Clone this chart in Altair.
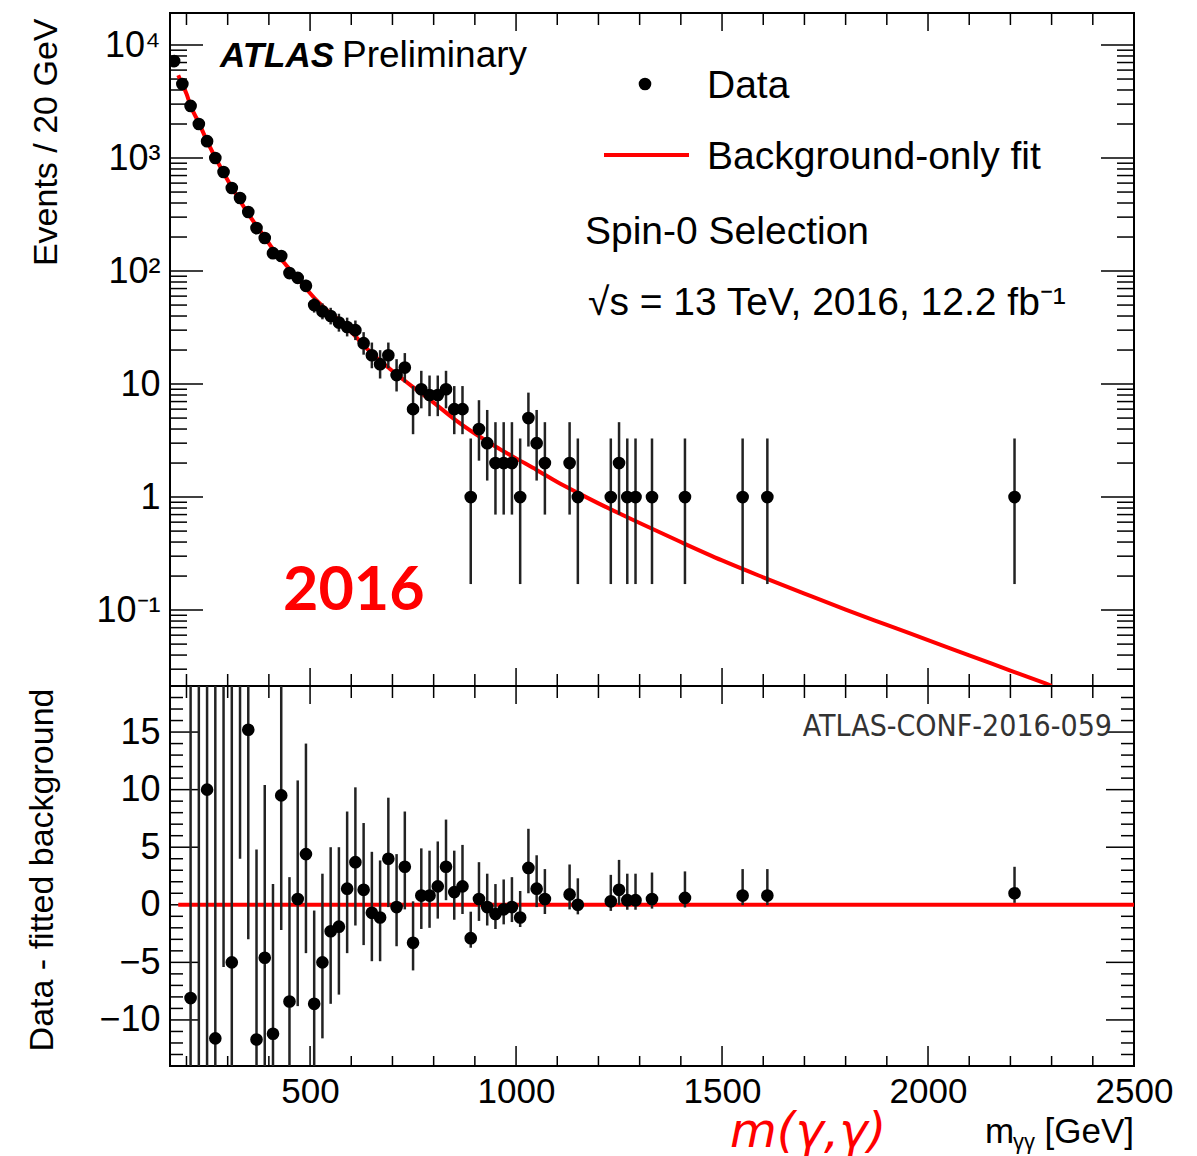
import altair as alt
import pandas as pd

# ---------------- data ----------------
mass = [170, 190, 210, 230, 250, 270, 290, 310, 330, 350, 370, 390, 410, 430, 450, 470, 490, 510, 530, 550, 570, 590, 610,
        630, 650, 670, 690, 710, 730, 750, 770, 790, 810, 830, 850, 870, 890, 910, 930, 950, 970, 990, 1010, 1030, 1050, 1070,
        1130, 1150, 1230, 1250, 1270, 1290, 1330, 1410, 1550, 1610, 2210]
counts = [7210, 4520, 2890, 2000, 1410, 1000, 752, 543, 443, 333, 240, 196, 144, 136, 96, 87, 74, 50, 44, 40, 35, 32, 30,
          23, 18, 15, 18, 12, 14, 6, 9, 8, 8, 9, 6, 6, 1, 4, 3, 2, 2, 2, 1, 5, 3, 2,
          2, 1, 1, 2, 1, 1, 1, 1, 1, 1, 1]
err_lo = [85, 67, 54, 45, 37.5, 31.6, 27.4, 23.3, 21, 18.2, 15.5, 14, 12, 11.7, 9.8, 9.3, 8.6, 7.1, 6.6, 6.3, 5.9, 5.6, 5.5,
          4.8, 4.2, 3.8, 4.2, 3.4, 3.7, 2.4, 2.9, 2.8, 2.8, 2.9, 2.4, 2.4, 0.83, 1.9, 1.6, 1.3, 1.3, 1.3, 0.83, 2.2, 1.6, 1.3,
          1.3, 0.83, 0.83, 1.3, 0.83, 0.83, 0.83, 0.83, 0.83, 0.83, 0.83]
err_hi = [86, 68, 55, 46, 38.5, 32.6, 28.4, 24.3, 22, 19.2, 16.5, 15, 13, 12.7, 10.8, 10.3, 9.6, 8.1, 7.7, 7.3, 6.9, 6.7, 6.5,
          5.8, 5.3, 4.95, 5.3, 4.6, 4.8, 3.6, 4.1, 3.9, 3.9, 4.1, 3.6, 3.6, 2.3, 3.2, 2.9, 2.6, 2.6, 2.6, 2.3, 3.4, 2.9, 2.6,
          2.6, 2.3, 2.3, 2.6, 2.3, 2.3, 2.3, 2.3, 2.3, 2.3, 2.3]

res_mass = [210, 230, 250, 270, 290, 310, 330, 350, 370, 390, 410, 430, 450, 470, 490, 510, 530, 550, 570, 590, 610,
            630, 650, 670, 690, 710, 730, 750, 770, 790, 810, 830, 850, 870, 890, 910, 930, 950, 970, 990, 1010, 1030, 1050, 1070,
            1130, 1150, 1230, 1250, 1270, 1290, 1330, 1410, 1550, 1610, 2210]
res_val = [-8.1, 28, 10.0, -11.6, 22, -5.0, 25, 15.2, -11.7, -4.6, -11.2, 9.5, -8.4, 0.5, 4.4, -8.6, -5.0, -2.3, -1.9, 1.4, 3.7,
           1.3, -0.7, -1.1, 4.0, -0.2, 3.3, -3.3, 0.8, 0.8, 1.6, 3.3, 1.1, 1.6, -2.9, 0.5, -0.2, -0.8, -0.4, -0.2, -1.1, 3.2, 1.4, 0.5,
           0.9, 0.0, 0.3, 1.3, 0.4, 0.4, 0.5, 0.6, 0.8, 0.8, 1.0]

fit_mass = [180, 190, 200, 210, 230, 250, 270, 290, 310, 330, 350, 370, 390, 410, 430, 450, 470, 490, 510, 530, 550, 570, 590,
            610, 630, 650, 670, 690, 710, 730, 750, 800, 850, 900, 950, 1000, 1050, 1100, 1150, 1200, 1300, 1400, 1500, 1600,
            1700, 1800, 1900, 2000, 2100, 2200, 2300]
fit_val = [5400, 4500, 3700, 2900, 2050, 1410, 1010, 740, 550, 420, 320, 252, 200, 156, 127, 104, 86, 70, 58, 49, 42, 37, 31,
           26.5, 22, 18.7, 16.1, 14, 12.2, 10.7, 9.4, 6.85, 4.9, 3.65, 2.8, 2.2, 1.74, 1.36, 1.09, 0.88, 0.59, 0.40, 0.275, 0.195,
           0.140, 0.101, 0.074, 0.0543, 0.0398, 0.0292, 0.0214]
fit_start, fit_end = 180, 2500

top_y_major = [0.1, 1, 10, 100, 1000, 10000]
top_y_minor = [m * 10 ** k for k in range(-2, 4) for m in range(2, 10) if 0.0213 < m * 10 ** k < 19200]
x_major = [500, 1000, 1500, 2000, 2500]
x_minor = [v for v in range(200, 2500, 100) if v % 500 != 0]
bot_y_major = [-10, -5, 0, 5, 10, 15]
bot_y_minor = [v for v in range(-14, 20) if v % 5 != 0]

# ---------------- tables ----------------
top_df = pd.DataFrame({
    "mass": mass, "count": counts,
    "lo": [c - e for c, e in zip(counts, err_lo)],
    "hi": [c + e for c, e in zip(counts, err_hi)],
})
elo = dict(zip(mass, err_lo))
ehi = dict(zip(mass, err_hi))
res_df = pd.DataFrame({
    "mass": res_mass, "res": res_val,
    "lo": [r - elo[m] for m, r in zip(res_mass, res_val)],
    "hi": [r + ehi[m] for m, r in zip(res_mass, res_val)],
})
fit_df = pd.DataFrame({"mass": fit_mass, "fit": fit_val})
zero_df = pd.DataFrame({"m0": [fit_start], "m1": [fit_end], "z": [0]})

W, H1, H2 = 964, 673, 380
FONT = "Liberation Sans"
XDOM = [160, 2500]

def xs(field, axis=None):
    return alt.X(f"{field}:Q", scale=alt.Scale(domain=XDOM, nice=False, zero=False), axis=axis)

top_axis = alt.Axis(values=top_y_major, ticks=False, domain=False, grid=False,
                    labelExpr="datum.value < 0.5 ? '10\u207b\u00b9' : datum.value < 5 ? '1' : datum.value < 50 ? '10' : datum.value < 500 ? '10\u00b2' : datum.value < 5000 ? '10\u00b3' : '10\u2074'",
                    labelFontSize=36, labelPadding=10, labelFont=FONT, labelColor="black",
                    title="Events / 20 GeV", titleFont=FONT, titleFontSize=34, titleFontWeight="normal",
                    titleAngle=-90, titleAlign="right", titleBaseline="middle", titleX=-124, titleY=5, titleColor="black")

def yt(field):
    return alt.Y(f"{field}:Q", scale=alt.Scale(type="log", domain=[0.0213, 19200], nice=False), axis=top_axis)

bot_axis = alt.Axis(values=bot_y_major, ticks=False, domain=False, grid=False,
                    labelExpr="replace(format(datum.value, 'd'), '-', '\u2212')",
                    labelFontSize=36, labelPadding=10, labelFont=FONT, labelColor="black",
                    title="Data - fitted background", titleFont=FONT, titleFontSize=34, titleFontWeight="normal",
                    titleAngle=-90, titleAlign="right", titleBaseline="middle", titleX=-128, titleY=2, titleColor="black")

def yb(field):
    return alt.Y(f"{field}:Q", scale=alt.Scale(domain=[-14, 19], nice=False, zero=False), axis=bot_axis)

bot_x_axis = alt.Axis(values=x_major, ticks=False, domain=False, grid=False, labelFlush=False, labelOverlap=False,
                      labelFontSize=35, labelPadding=8, labelFont=FONT, labelColor="black", format="d", title=None)

def vdf(vals):
    return pd.DataFrame({"v": vals})

def txt(s, x, y, size, align="left", color="black", font=FONT, weight="normal", style="normal", baseline="middle"):
    return alt.Chart(pd.DataFrame({"t": [s]})).mark_text(
        align=align, baseline=baseline, fontSize=size, color=color, font=font,
        fontWeight=weight, fontStyle=style).encode(x=alt.value(x), y=alt.value(y), text="t:N")

TK = dict(color="black", strokeWidth=1.5)
DOT = 160

# ---------------- top panel ----------------
t_layers = [
    alt.Chart(vdf(top_y_major)).mark_rule(**TK).encode(y=yt("v"), x=alt.value(0), x2=alt.value(33)),
    alt.Chart(vdf(top_y_minor)).mark_rule(**TK).encode(y=yt("v"), x=alt.value(0), x2=alt.value(17)),
    alt.Chart(vdf(top_y_major)).mark_rule(**TK).encode(y=yt("v"), x=alt.value(W), x2=alt.value(W - 33)),
    alt.Chart(vdf(top_y_minor)).mark_rule(**TK).encode(y=yt("v"), x=alt.value(W), x2=alt.value(W - 17)),
    alt.Chart(vdf(x_major)).mark_rule(**TK).encode(x=xs("v"), y=alt.value(0), y2=alt.value(18)),
    alt.Chart(vdf(x_minor)).mark_rule(**TK).encode(x=xs("v"), y=alt.value(0), y2=alt.value(12)),
    alt.Chart(vdf(x_major)).mark_rule(**TK).encode(x=xs("v"), y=alt.value(H1), y2=alt.value(H1 - 18)),
    alt.Chart(vdf(x_minor)).mark_rule(**TK).encode(x=xs("v"), y=alt.value(H1), y2=alt.value(H1 - 12)),
    alt.Chart(fit_df).mark_line(color="#ff0000", strokeWidth=4, clip=True, interpolate="monotone").encode(
        x=xs("mass"), y=yt("fit")),
    alt.Chart(top_df).mark_rule(color="#222222", strokeWidth=2.5, clip=True).encode(
        x=xs("mass"), y=yt("lo"), y2="hi"),
    alt.Chart(top_df).mark_circle(size=DOT, color="black", opacity=1, clip=True).encode(
        x=xs("mass"), y=yt("count")),
    # legend
    alt.Chart(pd.DataFrame({"a": [0]})).mark_circle(size=DOT, color="black", opacity=1).encode(
        x=alt.value(475), y=alt.value(71)),
    alt.Chart(pd.DataFrame({"a": [0]})).mark_rule(color="#ff0000", strokeWidth=4).encode(
        x=alt.value(434), x2=alt.value(519), y=alt.value(142)),
    txt("Data", 537, 73, 39),
    txt("Background-only fit", 537, 144, 39),
    txt("Spin-0 Selection", 415, 219, 39),
    txt("\u221as = 13 TeV, 2016, 12.2 fb\u207b\u00b9", 418, 290, 39),
    txt("ATLAS", 50, 43, 35, weight="bold", style="italic"),
    txt("Preliminary", 172, 43, 37),
    txt("2016", 113, 579, 61, color="#ff0000", font="Lato", weight="bold"),
]
top = alt.layer(*t_layers).properties(width=W, height=H1)

# ---------------- bottom panel ----------------
b_layers = [
    alt.Chart(vdf(bot_y_major)).mark_rule(**TK).encode(y=yb("v"), x=alt.value(0), x2=alt.value(28)),
    alt.Chart(vdf(bot_y_minor)).mark_rule(**TK).encode(y=yb("v"), x=alt.value(0), x2=alt.value(13)),
    alt.Chart(vdf(bot_y_major)).mark_rule(**TK).encode(y=yb("v"), x=alt.value(W), x2=alt.value(W - 28)),
    alt.Chart(vdf(bot_y_minor)).mark_rule(**TK).encode(y=yb("v"), x=alt.value(W), x2=alt.value(W - 13)),
    alt.Chart(vdf(x_major)).mark_rule(**TK).encode(x=xs("v", bot_x_axis), y=alt.value(0), y2=alt.value(18)),
    alt.Chart(vdf(x_minor)).mark_rule(**TK).encode(x=xs("v", bot_x_axis), y=alt.value(0), y2=alt.value(12)),
    alt.Chart(vdf(x_major)).mark_rule(**TK).encode(x=xs("v", bot_x_axis), y=alt.value(H2), y2=alt.value(H2 - 20)),
    alt.Chart(vdf(x_minor)).mark_rule(**TK).encode(x=xs("v", bot_x_axis), y=alt.value(H2), y2=alt.value(H2 - 10)),
    alt.Chart(zero_df).mark_rule(color="#ff0000", strokeWidth=4).encode(
        x=xs("m0", bot_x_axis), x2="m1", y=yb("z")),
    alt.Chart(res_df).mark_rule(color="#222222", strokeWidth=2.5, clip=True).encode(
        x=xs("mass", bot_x_axis), y=yb("lo"), y2="hi"),
    alt.Chart(res_df).mark_circle(size=DOT, color="black", opacity=1, clip=True).encode(
        x=xs("mass", bot_x_axis), y=yb("res")),
    txt("ATLAS-CONF-2016-059", 942, 41, 30, align="right", color="#333333", font="DejaVu Sans Condensed, DejaVu Sans"),
    txt("m(\u03b3,\u03b3)", 560, 461, 48, color="#ff0000", font="DejaVu Sans", style="italic", baseline="alphabetic"),
    txt("m", 815, 457, 35, baseline="alphabetic"),
    txt("\u03b3\u03b3", 843, 463, 22, baseline="alphabetic"),
    txt("[GeV]", 964, 457, 35, align="right", baseline="alphabetic"),
]
bottom = alt.layer(*b_layers).properties(width=W, height=H2)

chart = alt.vconcat(top, bottom, spacing=0, bounds="flush").properties(
    padding={"left": 15, "top": 3, "right": 5, "bottom": 5}, background="white"
).configure_view(stroke="black", strokeWidth=2)

chart.save("out.html", embed_options={"renderer": "svg", "actions": False})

· · ·

The exercise: Omitting all pictures, restate exactly the lines of the material from its start through the line that contains "0.9, 0.0, 0.3, 1.3, 0.4, 0.4, 0.5, 0.6, 0.8, 0.8, 1.0]".

The answer:
Clone this chart in Altair.
import altair as alt
import pandas as pd

# ---------------- data ----------------
mass = [170, 190, 210, 230, 250, 270, 290, 310, 330, 350, 370, 390, 410, 430, 450, 470, 490, 510, 530, 550, 570, 590, 610,
        630, 650, 670, 690, 710, 730, 750, 770, 790, 810, 830, 850, 870, 890, 910, 930, 950, 970, 990, 1010, 1030, 1050, 1070,
        1130, 1150, 1230, 1250, 1270, 1290, 1330, 1410, 1550, 1610, 2210]
counts = [7210, 4520, 2890, 2000, 1410, 1000, 752, 543, 443, 333, 240, 196, 144, 136, 96, 87, 74, 50, 44, 40, 35, 32, 30,
          23, 18, 15, 18, 12, 14, 6, 9, 8, 8, 9, 6, 6, 1, 4, 3, 2, 2, 2, 1, 5, 3, 2,
          2, 1, 1, 2, 1, 1, 1, 1, 1, 1, 1]
err_lo = [85, 67, 54, 45, 37.5, 31.6, 27.4, 23.3, 21, 18.2, 15.5, 14, 12, 11.7, 9.8, 9.3, 8.6, 7.1, 6.6, 6.3, 5.9, 5.6, 5.5,
          4.8, 4.2, 3.8, 4.2, 3.4, 3.7, 2.4, 2.9, 2.8, 2.8, 2.9, 2.4, 2.4, 0.83, 1.9, 1.6, 1.3, 1.3, 1.3, 0.83, 2.2, 1.6, 1.3,
          1.3, 0.83, 0.83, 1.3, 0.83, 0.83, 0.83, 0.83, 0.83, 0.83, 0.83]
err_hi = [86, 68, 55, 46, 38.5, 32.6, 28.4, 24.3, 22, 19.2, 16.5, 15, 13, 12.7, 10.8, 10.3, 9.6, 8.1, 7.7, 7.3, 6.9, 6.7, 6.5,
          5.8, 5.3, 4.95, 5.3, 4.6, 4.8, 3.6, 4.1, 3.9, 3.9, 4.1, 3.6, 3.6, 2.3, 3.2, 2.9, 2.6, 2.6, 2.6, 2.3, 3.4, 2.9, 2.6,
          2.6, 2.3, 2.3, 2.6, 2.3, 2.3, 2.3, 2.3, 2.3, 2.3, 2.3]

res_mass = [210, 230, 250, 270, 290, 310, 330, 350, 370, 390, 410, 430, 450, 470, 490, 510, 530, 550, 570, 590, 610,
            630, 650, 670, 690, 710, 730, 750, 770, 790, 810, 830, 850, 870, 890, 910, 930, 950, 970, 990, 1010, 1030, 1050, 1070,
            1130, 1150, 1230, 1250, 1270, 1290, 1330, 1410, 1550, 1610, 2210]
res_val = [-8.1, 28, 10.0, -11.6, 22, -5.0, 25, 15.2, -11.7, -4.6, -11.2, 9.5, -8.4, 0.5, 4.4, -8.6, -5.0, -2.3, -1.9, 1.4, 3.7,
           1.3, -0.7, -1.1, 4.0, -0.2, 3.3, -3.3, 0.8, 0.8, 1.6, 3.3, 1.1, 1.6, -2.9, 0.5, -0.2, -0.8, -0.4, -0.2, -1.1, 3.2, 1.4, 0.5,
           0.9, 0.0, 0.3, 1.3, 0.4, 0.4, 0.5, 0.6, 0.8, 0.8, 1.0]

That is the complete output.